The normalization by $\|\mathbf{z}^{(0)}\|^2$ in line 5 ensures scale invariance: the step size does not depend on the signal energy.

Theorem: Convergence Guarantee for Wirtinger Flow

Suppose $\mathbf{a}_i \sim \mathcal{CN}(\mathbf{0}, \mathbf{I})$ , $M \geq CN\log N$ (for a universal constant $C$ ), and $\mathbf{z}^{(0)}$ is the spectral initialization. Then with step size $\mu \leq c_0/(N\|\mathbf{x}_0\|^2)$ , Wirtinger flow converges linearly:

$\text{dist}(\mathbf{z}^{(t)}, \mathbf{x}_0) \leq (1 - c_1/N)^t \cdot \text{dist}(\mathbf{z}^{(0)}, \mathbf{x}_0),$

with high probability. After $T = O(N\log(1/\epsilon))$ iterations, the relative error is $\leq \epsilon$ .

Total complexity: $O(MN \cdot N\log(1/\epsilon)) = O(MN^2\log N\log(1/\epsilon))$ with Gaussian measurements. With FFT structure: $O(MN\log N\log(1/\epsilon))$ .

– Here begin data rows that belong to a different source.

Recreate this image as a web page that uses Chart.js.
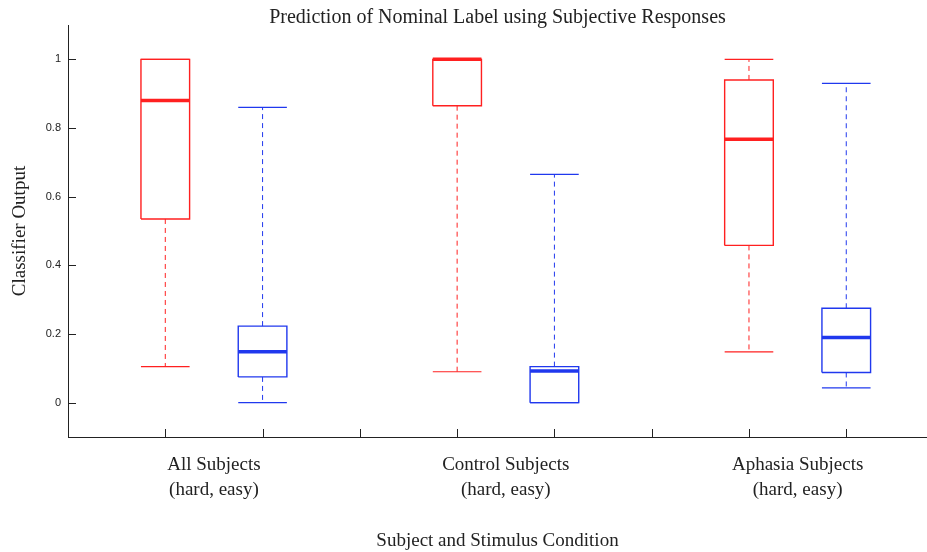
<!DOCTYPE html>
<html>
<head>
<meta charset="utf-8">
<script src="https://cdn.jsdelivr.net/npm/chart.js@4.4.1/dist/chart.umd.min.js"></script>
<style>
  html, body { margin: 0; padding: 0; background: #fff; overflow: hidden; }
  #wrap { width: 927px; height: 552px; }
</style>
</head>
<body>
<div id="wrap"><canvas id="boxChart"></canvas></div>
<script>
// groups and box positions along the x axis
const groups = ["All Subjects", "Control Subjects", "Aphasia Subjects"];
const groupPos = [1.5, 4.5, 7.5];
const tickPos = [1, 2, 3, 4, 5, 6, 7, 8];
const yTicks = [0, 0.2, 0.4, 0.6, 0.8, 1];

// one entry per box: hard, easy, hard, easy, hard, easy
const boxPos = [1, 2, 4, 5, 7, 8];
const condition = ["hard", "easy", "hard", "easy", "hard", "easy"];
const whiskerLow = [0.105, 0.0, 0.09, 0.0, 0.148, 0.043];
const q1 = [0.535, 0.075, 0.865, 0.0, 0.458, 0.088];
const median = [0.88, 0.148, 1.0, 0.092, 0.767, 0.19];
const q3 = [1.0, 0.223, 1.0, 0.105, 0.94, 0.275];
const whiskerHigh = [1.0, 0.86, 1.0, 0.665, 1.0, 0.93];

const colors = { hard: "rgb(255,32,32)", easy: "rgb(32,56,238)" };
const halfW = 0.25;
const serif = "'Liberation Serif', 'Times New Roman', serif";

function line(points, color, width, dash) {
  return {
    type: "line",
    data: points,
    borderColor: color,
    borderWidth: width,
    borderDash: dash || [],
    pointRadius: 0,
    fill: false,
    tension: 0,
  };
}

const datasets = [];
boxPos.forEach((x, i) => {
  const c = colors[condition[i]];
  const l = x - halfW, r = x + halfW;
  // whiskers (dashed) and caps
  datasets.push(line([{ x: x, y: q3[i] }, { x: x, y: whiskerHigh[i] }], c, 1, [5, 4]));
  datasets.push(line([{ x: x, y: q1[i] }, { x: x, y: whiskerLow[i] }], c, 1, [5, 4]));
  datasets.push(line([{ x: l, y: whiskerHigh[i] }, { x: r, y: whiskerHigh[i] }], c, 1.2));
  datasets.push(line([{ x: l, y: whiskerLow[i] }, { x: r, y: whiskerLow[i] }], c, 1.2));
  // box
  datasets.push(line([
    { x: l, y: q1[i] }, { x: r, y: q1[i] }, { x: r, y: q3[i] },
    { x: l, y: q3[i] }, { x: l, y: q1[i] },
  ], c, 1.4));
  // median
  datasets.push(line([{ x: l, y: median[i] }, { x: r, y: median[i] }], c, 3.5));
});

// MATLAB style tick marks pointing into the axes
const inwardTicks = {
  id: "inwardTicks",
  afterDatasetsDraw(chart) {
    const { ctx, chartArea, scales } = chart;
    ctx.save();
    ctx.strokeStyle = "#222";
    ctx.lineWidth = 1;
    ctx.beginPath();
    yTicks.forEach((v) => {
      const y = Math.round(scales.y.getPixelForValue(v)) + 0.5;
      ctx.moveTo(chartArea.left, y);
      ctx.lineTo(chartArea.left + 8, y);
    });
    tickPos.forEach((v) => {
      const x = Math.round(scales.x.getPixelForValue(v)) + 0.5;
      ctx.moveTo(x, chartArea.bottom);
      ctx.lineTo(x, chartArea.bottom - 8);
    });
    ctx.stroke();
    ctx.restore();
  },
};

new Chart("boxChart", {
  type: "line",
  data: { datasets: datasets },
  plugins: [inwardTicks],
  options: {
    responsive: true,
    maintainAspectRatio: false,
    animation: false,
    layout: { padding: 0 },
    plugins: {
      legend: { display: false },
      tooltip: { enabled: false },
    },
    scales: {
      // top axis only carries the title so that it is centred on the axes
      xTop: {
        type: "linear",
        position: "top",
        min: 0,
        max: 8.83,
        grid: { display: false, drawTicks: false },
        border: { display: false },
        ticks: { display: false },
        title: {
          display: true,
          text: "Prediction of Nominal Label using Subjective Responses",
          color: "#222",
          font: { family: serif, size: 20, lineHeight: 1 },
          padding: { top: 8, bottom: -3 },
        },
      },
      x: {
        type: "linear",
        min: 0,
        max: 8.83,
        grid: { display: false },
        border: { display: true, color: "#222", width: 1 },
        afterBuildTicks: (scale) => {
          scale.ticks = groupPos.map((v) => ({ value: v }));
        },
        afterFit: (scale) => {
          scale.height = 115;
        },
        ticks: {
          color: "#222",
          padding: 7,
          maxRotation: 0,
          autoSkip: false,
          font: { family: serif, size: 19, lineHeight: 1.35 },
          callback: (v, i) => [groups[i], "(hard, easy)"],
        },
        title: {
          display: true,
          text: "Subject and Stimulus Condition",
          color: "#222",
          font: { family: serif, size: 19 },
          padding: { top: 0, bottom: 0 },
        },
      },
      y: {
        type: "linear",
        min: -0.1,
        max: 1.1,
        grid: { display: false, drawTicks: false },
        border: { display: true, color: "#222", width: 1 },
        afterBuildTicks: (scale) => {
          scale.ticks = yTicks.map((v) => ({ value: v }));
        },
        afterFit: (scale) => {
          scale.width = 68;
        },
        ticks: {
          color: "#222",
          padding: 7,
          font: { family: "'Liberation Sans', Arial, sans-serif", size: 11 },
          callback: (v) => String(+v.toFixed(1)),
        },
        title: {
          display: true,
          text: "Classifier Output",
          color: "#222",
          font: { family: serif, size: 19 },
          padding: { top: 9, bottom: 0 },
        },
      },
    },
  },
});
</script>
</body>
</html>
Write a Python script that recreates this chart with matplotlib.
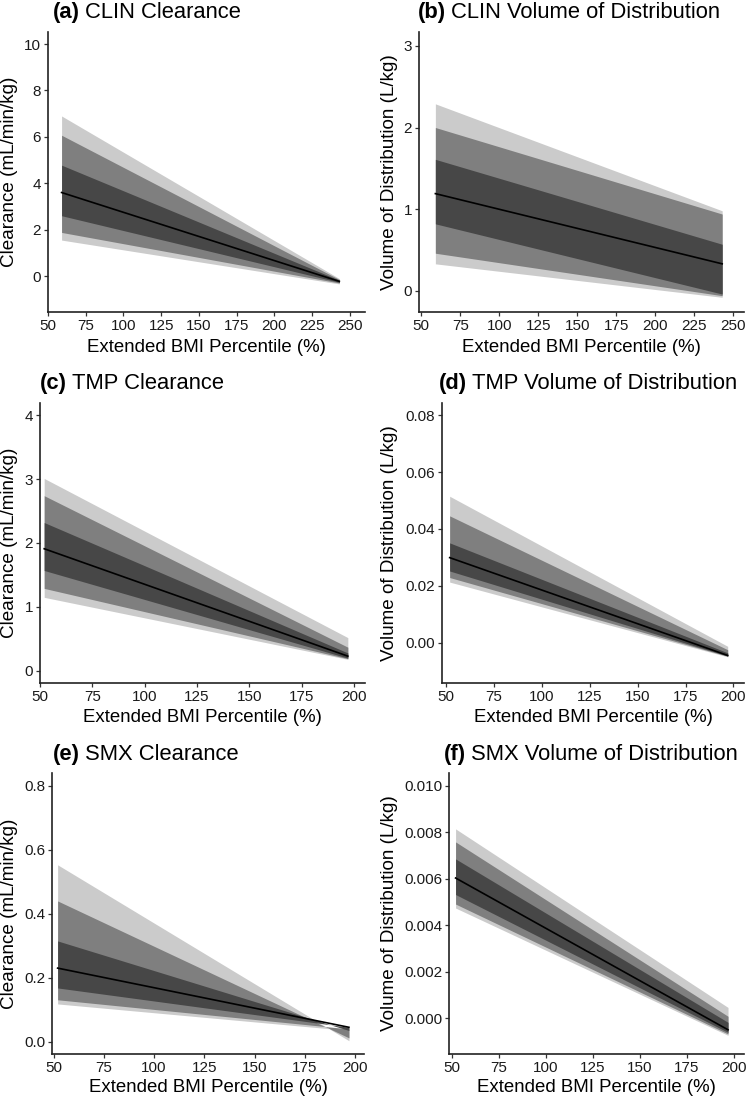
import matplotlib
matplotlib.use("Agg")
from matplotlib import pyplot as plt

plt.rcParams['font.family'] = ['Liberation Sans', 'DejaVu Sans']

# BMI percentile range of the simulated lines
bmi_clin = [59, 243]
bmi_tmp_smx = [52, 197]

# quantiles at the two ends: 5%, 10%, 25%, median, 75%, 90%, 95%
clin_cl_start = [1.55, 1.88, 2.6, 3.6, 4.78, 6.07, 6.9]
clin_cl_end = [-0.34, -0.3, -0.27, -0.23, -0.18, -0.15, -0.11]
clin_vd_start = [0.33, 0.46, 0.82, 1.19, 1.61, 2.0, 2.29]
clin_vd_end = [-0.08, -0.06, -0.04, 0.33, 0.57, 0.94, 0.98]
tmp_cl_start = [1.15, 1.29, 1.57, 1.91, 2.32, 2.74, 3.01]
tmp_cl_end = [0.18, 0.19, 0.2, 0.23, 0.28, 0.37, 0.52]
tmp_vd_start = [0.0213, 0.0229, 0.0252, 0.0299, 0.0351, 0.0446, 0.0515]
tmp_vd_end = [-0.005, -0.0048, -0.0047, -0.0045, -0.0036, -0.0025, -0.0013]
smx_cl_start = [0.118, 0.131, 0.168, 0.23, 0.315, 0.44, 0.553]
smx_cl_end = [0.035, 0.04, 0.045, 0.045, 0.035, 0.012, 0.003]
smx_vd_start = [0.00474, 0.00491, 0.00532, 0.00603, 0.00685, 0.00758, 0.00814]
smx_vd_end = [-0.00073, -0.00067, -0.0006, -0.00049, -0.00017, 0.00009, 0.00047]

titles = ["CLIN Clearance", "CLIN Volume of Distribution",
          "TMP Clearance", "TMP Volume of Distribution",
          "SMX Clearance", "SMX Volume of Distribution"]
letters = ["(a)", "(b)", "(c)", "(d)", "(e)", "(f)"]
cl_label = "Clearance (mL/min/kg)"
vd_label = "Volume of Distribution (L/kg)"
x_label = "Extended BMI Percentile (%)"

W, H = 749, 1101
fig = plt.figure(figsize=(W / 100, H / 100), dpi=100)

# (left, right, top, bottom) of each panel in pixels
boxes = [(48, 365, 32, 312), (419, 744, 32, 312),
         (40, 365, 403, 683), (442, 744, 403, 683),
         (52, 364, 773, 1054), (449, 744, 773, 1054)]
title_pos = [(53, 18), (418, 18), (40, 389), (439, 389), (53, 760), (444, 760)]
ylab_x = [10, 389, 10, 390, 10, 389]
xlab_y = [347, 347, 718, 718, 1087, 1087]

panels = [
    (bmi_clin, clin_cl_start, clin_cl_end, (-1.55, 10.52), [0, 2, 4, 6, 8, 10], "%d", cl_label, (50.5, 260), range(50, 251, 25)),
    (bmi_clin, clin_vd_start, clin_vd_end, (-0.26, 3.17), [0, 1, 2, 3], "%d", vd_label, (48.5, 257), range(50, 251, 25)),
    (bmi_tmp_smx, tmp_cl_start, tmp_cl_end, (-0.19, 4.19), [0, 1, 2, 3, 4], "%d", cl_label, (50.4, 205.2), range(50, 201, 25)),
    (bmi_tmp_smx, tmp_vd_start, tmp_vd_end, (-0.0142, 0.0843), [0, 0.02, 0.04, 0.06, 0.08], "%.2f", vd_label, (48, 205.5), range(50, 201, 25)),
    (bmi_tmp_smx, smx_cl_start, smx_cl_end, (-0.0385, 0.84), [0, 0.2, 0.4, 0.6, 0.8], "%.1f", cl_label, (49.2, 204.5), range(50, 201, 25)),
    (bmi_tmp_smx, smx_vd_start, smx_vd_end, (-0.00153, 0.01054), [0, 0.002, 0.004, 0.006, 0.008, 0.010], "%.3f", vd_label, (48.5, 205.5), range(50, 201, 25)),
]

band_colors = ["#cbcbcb", "#7f7f7f", "#474747"]

for i, (x, q0, q1, ylim, yt, fmt, ylab, xlim, xt) in enumerate(panels):
    l, r, t, b = boxes[i]
    ax = fig.add_axes([l / W, 1 - b / H, (r - l) / W, (b - t) / H])
    for k in range(3):
        lo = [q0[k], q1[k]]
        hi = [q0[6 - k], q1[6 - k]]
        ax.fill_between(x, lo, hi, color=band_colors[k], lw=0)
    ax.plot(x, [q0[3], q1[3]], color="black", lw=1.2)

    ax.set_xlim(*xlim)
    ax.set_ylim(*ylim)
    ax.set_xticks(list(xt))
    ax.set_yticks(yt)
    ax.set_yticklabels([fmt % v for v in yt])
    for s in ["top", "right"]:
        ax.spines[s].set_visible(False)
    for s in ["left", "bottom"]:
        ax.spines[s].set_linewidth(1.2)
        ax.spines[s].set_color("#222222")
    ax.tick_params(labelsize=11, length=3, width=0.9, color="#333333",
                   labelcolor="#1a1a1a", pad=2)

    ax.set_ylabel(ylab, fontsize=13.6, color="black")
    ax.yaxis.set_label_coords((ylab_x[i] - l) / (r - l), 0.5)
    ax.set_xlabel(x_label, fontsize=13.4, color="black")
    ax.xaxis.set_label_coords(0.5, (b - xlab_y[i]) / (b - t))
    ax.xaxis.label.set_va("center")
    ax.yaxis.label.set_va("center")

    tx, ty = title_pos[i]
    tl = fig.text(tx / W, 1 - ty / H, letters[i], fontsize=15.8,
                  fontweight="bold", ha="left", va="baseline")
    fig.canvas.draw()
    bb = tl.get_window_extent()
    fig.text((bb.x1 + 5) / W, 1 - ty / H, titles[i], fontsize=15.8,
             ha="left", va="baseline")

fig.savefig("out.png", dpi=100, facecolor="white")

The loss landscape has no spurious local minima in a neighborhood of $\mathbf{x}_0$ (and its global phase rotations). Spectral initialization lands inside this neighborhood, and the restricted strong convexity of the loss in this region drives linear convergence.

Proof

Local restricted strong convexity

In the neighborhood $\mathcal{B} = \{\mathbf{z} : \text{dist}(\mathbf{z}, \mathbf{x}_0) \leq \delta\|\mathbf{x}_0\|\}$ , the intensity loss satisfies a restricted strong convexity condition: $\langle \nabla f(\mathbf{z}), \mathbf{z} - e^{j\phi^*}\mathbf{x}_0\rangle \geq \alpha\,\text{dist}^2(\mathbf{z}, \mathbf{x}_0)$ with high probability when $M \geq CN\log N$ .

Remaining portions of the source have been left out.